Module 8: Search, Discovery, and API Enablement
- Implement full-text and faceted search over metadata using Elasticsearch or equivalent to support natural language queries.
- Rank search results based on usage frequency, recency, and ownership to improve relevance.
- Expose REST and GraphQL APIs for metadata access, supporting both internal applications and external integrations.
- Rate-limit and cache API responses to prevent performance degradation under high query load.
- Support metadata export in standard formats (e.g., JSON, CSV) for offline analysis and reporting.
- Integrate with workplace search tools (e.g., Microsoft Search, Slack) to surface metadata in collaboration environments.
- Implement query expansion techniques (e.g., synonym mapping, acronym resolution) to improve search recall.
- Log and analyze search query patterns to identify gaps in metadata coverage or usability.
Module 9: Operational Monitoring and Lifecycle Management
- Deploy health checks for metadata ingestion, indexing, and API services to detect outages or degradations.
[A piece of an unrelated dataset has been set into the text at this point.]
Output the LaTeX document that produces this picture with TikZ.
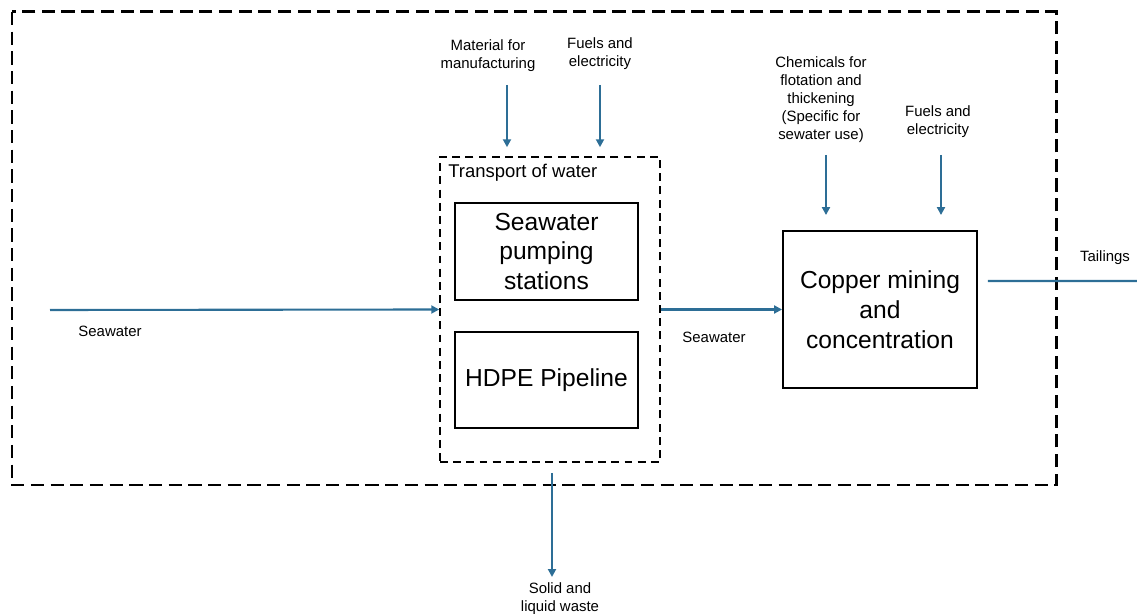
\documentclass[tikz,border=0pt]{standalone}
\usepackage{fontspec}
\setmainfont{Liberation Sans}
\usetikzlibrary{arrows.meta, positioning}
\definecolor{flowblue}{RGB}{45,110,150}
\tikzstyle{unit} = [rectangle, draw=black, line width=1.1pt, text centered, font=\fontsize{14}{17}\selectfont, align=center]
\tikzstyle{frame} = [rectangle, draw=black, dashed, line width=0.9pt, dash pattern=on 4.5pt off 3pt]
\tikzstyle{label} = [font=\fontsize{8.5}{10.2}\selectfont, align=center, inner sep=0pt]
\tikzstyle{flow} = [flowblue, line width=1.2pt, -{Triangle[length=4.5pt, width=4.5pt]}]

\begin{document}
\begin{tikzpicture}[x=0.02cm, y=-0.02cm]
	\useasboundingbox (0,0) rectangle (1137,614);
	\draw [line width=1.7pt, dash pattern=on 7.5pt off 3.7pt] (12,12) rectangle (1056,485);

	\node (transport) [frame, minimum width=4.4cm, minimum height=6.1cm] at (550,309.5) {};
	\node (transportlbl) [anchor=west, inner sep=0pt, font=\fontsize{10.5}{12}\selectfont] at (448,173) {Transport of water};
	\node (pumping) [unit, minimum width=3.66cm, minimum height=1.94cm] at (546.5,251.5) {Seawater\\pumping\\stations};
	\node (pipeline) [unit, minimum width=3.66cm, minimum height=1.92cm] at (546.5,380) {HDPE Pipeline};
	\node (copper) [unit, minimum width=3.88cm, minimum height=3.14cm] at (880,309.5) {Copper mining\\and\\concentration};

	% inputs and outputs
	\coordinate (seain) at (50,310);
	\coordinate (matin) at (507,85);
	\coordinate (fuelin) at (600,85);
	\coordinate (chemin) at (826,155);
	\coordinate (fuelin2) at (941,155);
	\coordinate (waste) at (552,577);
	\coordinate (tailout) at (1137,281);

	\node (matlbl) [label] at (488,56) {Material for\\manufacturing};
	\node (fuellbl) [label] at (600,54) {Fuels and\\electricity};
	\node (chemlbl) [label] at (821,99.5) {Chemicals for\\flotation and\\thickening\\(Specific for\\sewater use)};
	\node (fuellbl2) [label] at (938,122) {Fuels and\\electricity};
	\node (sealbl) [label] at (110,331) {Seawater};
	\node (sealbl2) [label] at (714,337) {Seawater};
	\node (taillbl) [label] at (1105,258) {Tailings};
	\node (wastelbl) [label] at (560,599) {Solid and\\liquid waste};

	\draw [flow] (seain) -- (transport.west);
	\draw [flow] (transport.east) -- (copper.west);
	\draw [flowblue, line width=1.2pt] ([xshift=0.2cm,yshift=0.57cm]copper.east) -- (tailout);
	\draw [flow, shorten >=0.18cm] (matin) -- (matin |- transport.north);
	\draw [flow, shorten >=0.18cm] (fuelin) -- (fuelin |- transport.north);
	\draw [flow, shorten >=0.3cm] (chemin) -- (chemin |- copper.north);
	\draw [flow, shorten >=0.3cm] (fuelin2) -- (fuelin2 |- copper.north);
	\draw [flow, shorten <=0.2cm] (waste |- transport.south) -- (waste);
\end{tikzpicture}
\end{document}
- Set up alerts for metadata pipeline failures, latency spikes, or data loss incidents.
- Track metadata repository uptime and performance as part of broader data platform SLAs.
- Define lifecycle policies for metadata assets, including archival and deletion based on inactivity or data retirement.
- Coordinate metadata decommissioning with data deletion processes to maintain consistency.
- Conduct periodic metadata repository audits to verify accuracy, completeness, and policy compliance.
- Plan for metadata migration during technology stack upgrades or vendor transitions.
- Document operational runbooks for common metadata incidents, including recovery procedures and escalation paths.